COLLECTED DATA
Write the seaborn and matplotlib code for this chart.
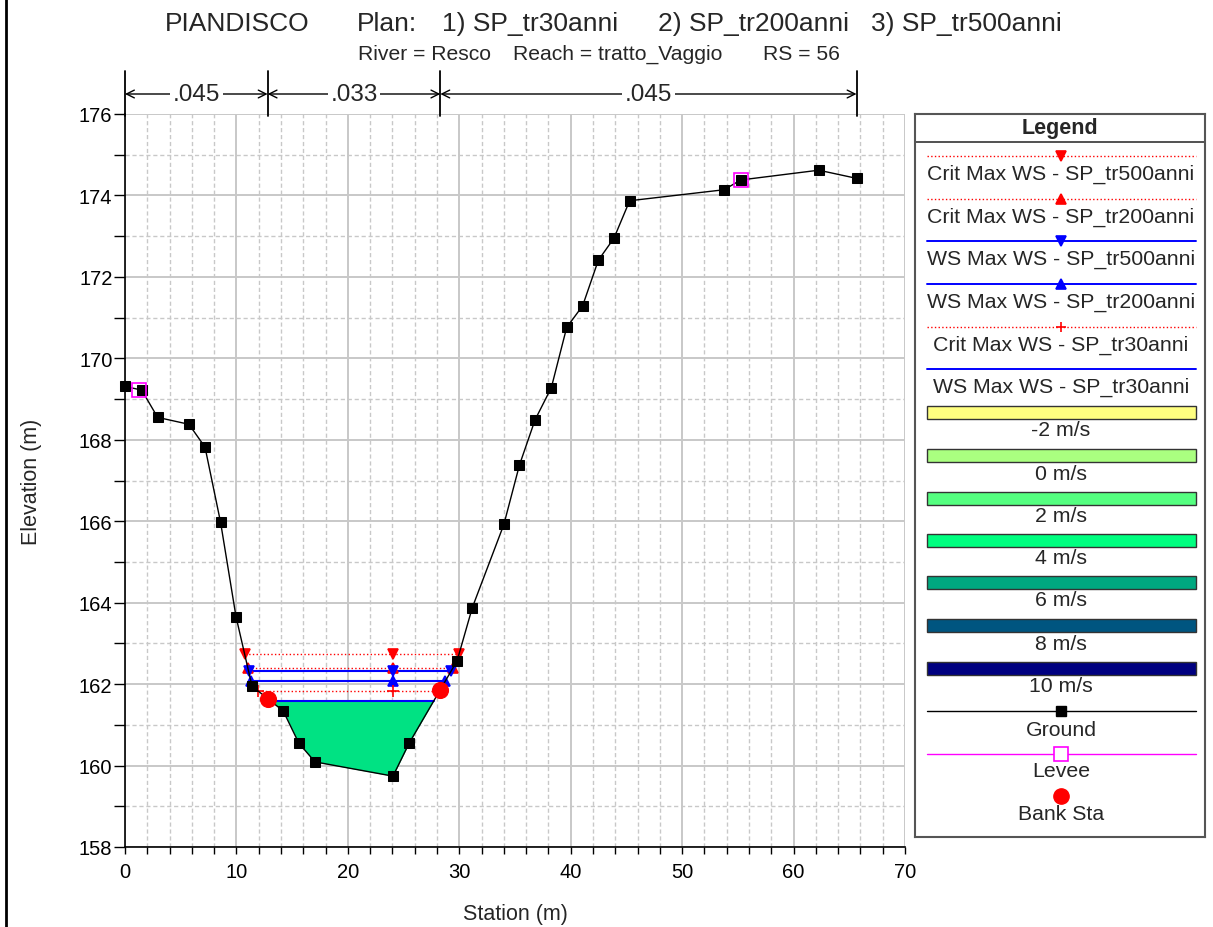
import numpy as np
import pandas as pd
import matplotlib
matplotlib.use("Agg")
import matplotlib.pyplot as plt
import seaborn as sns
from matplotlib.lines import Line2D
from matplotlib.patches import Rectangle
from matplotlib.ticker import MultipleLocator

# ---------------- data ----------------
station = [0.0, 1.5, 2.93, 5.74, 7.18, 8.58, 9.96, 11.4, 14.2, 15.6, 17.05,
           24.05, 25.5, 29.8, 31.17, 34.0, 35.4, 36.8, 38.26, 39.64, 41.07,
           42.48, 43.88, 45.29, 53.76, 55.26, 62.26, 65.65]
elevation = [169.31, 169.22, 168.55, 168.38, 167.82, 165.97, 163.66, 161.95,
             161.34, 160.55, 160.09, 159.74, 160.55, 162.57, 163.88, 165.92,
             167.38, 168.49, 169.28, 170.76, 171.29, 172.41, 172.95, 173.87,
             174.14, 174.38, 174.62, 174.42]
bank_sta = [12.8, 28.3]
levee_sta = [1.3, 55.3]
n_breaks = [0.0, 12.8, 28.3, 65.65]
n_values = [".045", ".033", ".045"]

ws_labels = ["Crit Max WS - SP_tr500anni", "Crit Max WS - SP_tr200anni",
             "WS Max WS - SP_tr500anni", "WS Max WS - SP_tr200anni",
             "Crit Max WS - SP_tr30anni", "WS Max WS - SP_tr30anni"]
ws_levels = [162.73, 162.40, 162.32, 162.08, 161.84, 161.58]
ws_colors = ["red", "red", "blue", "blue", "red", "blue"]
ws_styles = [":", ":", "-", "-", ":", "-"]
ws_markers = ["v", "^", "v", "^", "+", None]

vel_labels = ["-2 m/s", "0 m/s", "2 m/s", "4 m/s", "6 m/s", "8 m/s", "10 m/s"]
vel_colors = ["#FFFF80", "#AAFF80", "#55FF80", "#00FF80", "#00A880", "#005580", "#000080"]
fill_color = "#00E283"

title_parts = ["PIANDISCO", "Plan:", "1) SP_tr30anni", "2) SP_tr200anni", "3) SP_tr500anni"]
subtitle_parts = ["River = Resco", "Reach = tratto_Vaggio", "RS = 56"]

# ---------------- style ----------------
sns.set_theme(style="white")
plt.rcParams["font.family"] = ["Liberation Sans", "DejaVu Sans"]

W, H = 1213, 928
fig = plt.figure(figsize=(W / 100, H / 100), dpi=100)
ax = fig.add_axes([125 / W, 1 - 848 / H, 780 / W, 733 / H])

st = np.array(station)
el = np.array(elevation)
ground = pd.DataFrame({"Station": st, "Elevation": el})


def extent(level):
    i0 = int(np.argmin(el))
    i = i0
    while i > 0 and el[i - 1] < level:
        i -= 1
    xl = np.interp(level, [el[i], el[i - 1]], [st[i], st[i - 1]])
    j = i0
    while j < len(el) - 1 and el[j + 1] < level:
        j += 1
    xr = np.interp(level, [el[j], el[j + 1]], [st[j], st[j + 1]])
    return xl, xr, st[i0]


# water fill (lowest profile)
lvl = ws_levels[-1]
xx = np.linspace(st.min(), st.max(), 4000)
gg = np.interp(xx, st, el)
xl0, xr0, _ = extent(lvl)
mask = (xx >= xl0) & (xx <= xr0)
ax.fill_between(xx[mask], gg[mask], lvl, color=fill_color, lw=0, zorder=2)

# water surface lines
for lab, lv, c, ls, mk in zip(ws_labels, ws_levels, ws_colors, ws_styles, ws_markers):
    xl, xr, xm = extent(lv)
    df = pd.DataFrame({"x": [xl, xr], "y": [lv, lv]})
    sns.lineplot(data=df, x="x", y="y", ax=ax, color=c, linestyle=ls,
                 lw=1.0 if ls == ":" else 1.5, zorder=3, estimator=None, sort=False)
    if mk is not None:
        ax.plot([xl, xm, xr], [lv, lv, lv], linestyle="none", marker=mk, color=c,
                markersize=7 if mk != "+" else 8, mew=1.2, zorder=4)

# ground
sns.lineplot(data=ground, x="Station", y="Elevation", ax=ax, color="black", lw=1.0,
             marker="s", markersize=7, markeredgecolor="black", zorder=5,
             estimator=None, sort=False, clip_on=False)

# levee
lev = pd.DataFrame({"x": levee_sta, "y": np.interp(levee_sta, st, el)})
ax.plot(lev["x"], lev["y"], linestyle="none", marker="s", markersize=10,
        markerfacecolor="none", markeredgecolor="magenta", mew=1.2, zorder=6)

# bank stations
bk = pd.DataFrame({"x": bank_sta, "y": np.interp(bank_sta, st, el)})
sns.scatterplot(data=bk, x="x", y="y", ax=ax, color="red", s=130, edgecolor="red",
                zorder=7, legend=False)

# axes formatting
ax.set_xlim(0, 70)
ax.set_ylim(158, 176)
ax.xaxis.set_major_locator(MultipleLocator(10))
ax.xaxis.set_minor_locator(MultipleLocator(2))
ax.yaxis.set_major_locator(MultipleLocator(2))
ax.yaxis.set_minor_locator(MultipleLocator(1))
ax.grid(which="major", color="#C8C8C8", lw=1.4, ls="-", zorder=0)
ax.grid(which="minor", color="#C8C8C8", lw=1.0, ls=(0, (3, 2)), zorder=0)
ax.set_axisbelow(True)
for s in ["top", "right"]:
    ax.spines[s].set_visible(False)
for s in ["left", "bottom"]:
    ax.spines[s].set_color("black")
    ax.spines[s].set_linewidth(1.2)
ax.tick_params(axis="both", which="both", direction="out", color="black",
               labelsize=14.5, labelcolor="black", bottom=True, left=True)
ax.tick_params(axis="x", which="both", length=5, width=1.0, pad=6)
ax.tick_params(axis="y", which="both", length=8, width=1.0, pad=1)
ax.set_xlabel("Station (m)", fontsize=15.5)
ax.set_ylabel("Elevation (m)", fontsize=15.5)
ax.yaxis.set_label_coords(-0.106, 0.5)
ax.xaxis.set_label_coords(0.5, -0.076)

# Manning's n bar above plot
trans = ax.get_xaxis_transform()
ybar = (848 - 95) / 733
for xb in n_breaks:
    ax.plot([xb, xb], [1.0 - 0.003, (848 - 72) / 733], transform=trans,
            color="black", lw=1.3, clip_on=False)
for a, b, t in zip(n_breaks[:-1], n_breaks[1:], n_values):
    ax.annotate("", xy=(a, ybar), xytext=(b, ybar), xycoords=trans, textcoords=trans,
                arrowprops=dict(arrowstyle="<->", lw=1.0, color="black",
                                shrinkA=0, shrinkB=0, mutation_scale=14))
    ax.text((a + b) / 2, ybar, t, transform=trans, ha="center", va="center",
            fontsize=17.5, bbox=dict(facecolor="white", edgecolor="none", pad=2))

# titles
for txt, xp in zip(title_parts, [165, 357, 442, 658, 871]):
    fig.text(xp / W, 1 - 31 / H, txt, fontsize=19, ha="left", va="baseline")
for txt, xp in zip(subtitle_parts, [358, 513, 763]):
    fig.text(xp / W, 1 - 60 / H, txt, fontsize=15.2, ha="left", va="baseline")

# left frame line
fig.add_artist(Line2D([6 / W, 6 / W], [0, 1], color="black", lw=2))

# ---------------- legend panel ----------------
lg = fig.add_axes([915 / W, 1 - 838 / H, 290 / W, 723 / H])
lg.set_xlim(915, 1205)
lg.set_ylim(838, 115)
lg.set_xticks([])
lg.set_yticks([])
lg.set_facecolor("white")
for s in lg.spines.values():
    s.set_color("#555555")
    s.set_linewidth(1.5)
lg.plot([915, 1205], [143, 143], color="#333333", lw=1.2)
lg.text(1060, 128, "Legend", ha="center", va="center", fontsize=15.5, fontweight="bold")
cx = 1061
x0, x1 = 927, 1196
ys = [157, 200, 242, 285, 328, 370]
fs = 15.3
for lab, c, ls, mk, yl in zip(ws_labels, ws_colors, ws_styles, ws_markers, ys):
    lg.plot([x0, x1], [yl, yl], color=c, linestyle=ls, lw=1.0 if ls == ":" else 1.4)
    if mk is not None:
        lg.plot([cx], [yl], marker=mk, color=c, markersize=7, mew=1.2)
    lg.text(cx, yl + 17, lab, ha="center", va="center", fontsize=fs)
vy = [413, 456, 499, 541, 583, 626, 669]
for lab, c, yv in zip(vel_labels, vel_colors, vy):
    lg.add_patch(Rectangle((x0, yv - 6.5), x1 - x0, 13, facecolor=c, edgecolor="#333333", lw=1))
    lg.text(cx, yv + 18, lab, ha="center", va="center", fontsize=fs)
lg.plot([x0, x1], [712, 712], color="black", lw=1.0)
lg.plot([cx], [712], marker="s", color="black", markersize=7)
lg.text(cx, 730, "Ground", ha="center", va="center", fontsize=fs)
lg.plot([x0, x1], [755, 755], color="magenta", lw=1.0)
lg.plot([cx], [755], marker="s", markersize=10, markerfacecolor="white",
        markeredgecolor="magenta", mew=1.2)
lg.text(cx, 772, "Levee", ha="center", va="center", fontsize=fs)
lg.plot([cx], [797], marker="o", color="red", markersize=11)
lg.text(cx, 815, "Bank Sta", ha="center", va="center", fontsize=fs)

fig.savefig("out.png", dpi=100)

YOUR INSTRUCTIONS
Repeat the lines of the listing above verbatim, beginning at its first line and ending at the line containing "from matplotlib.ticker import MultipleLocator", which is included. Omit pictures.

RIGHT ANSWER
Write the seaborn and matplotlib code for this chart.
import numpy as np
import pandas as pd
import matplotlib
matplotlib.use("Agg")
import matplotlib.pyplot as plt
import seaborn as sns
from matplotlib.lines import Line2D
from matplotlib.patches import Rectangle
from matplotlib.ticker import MultipleLocator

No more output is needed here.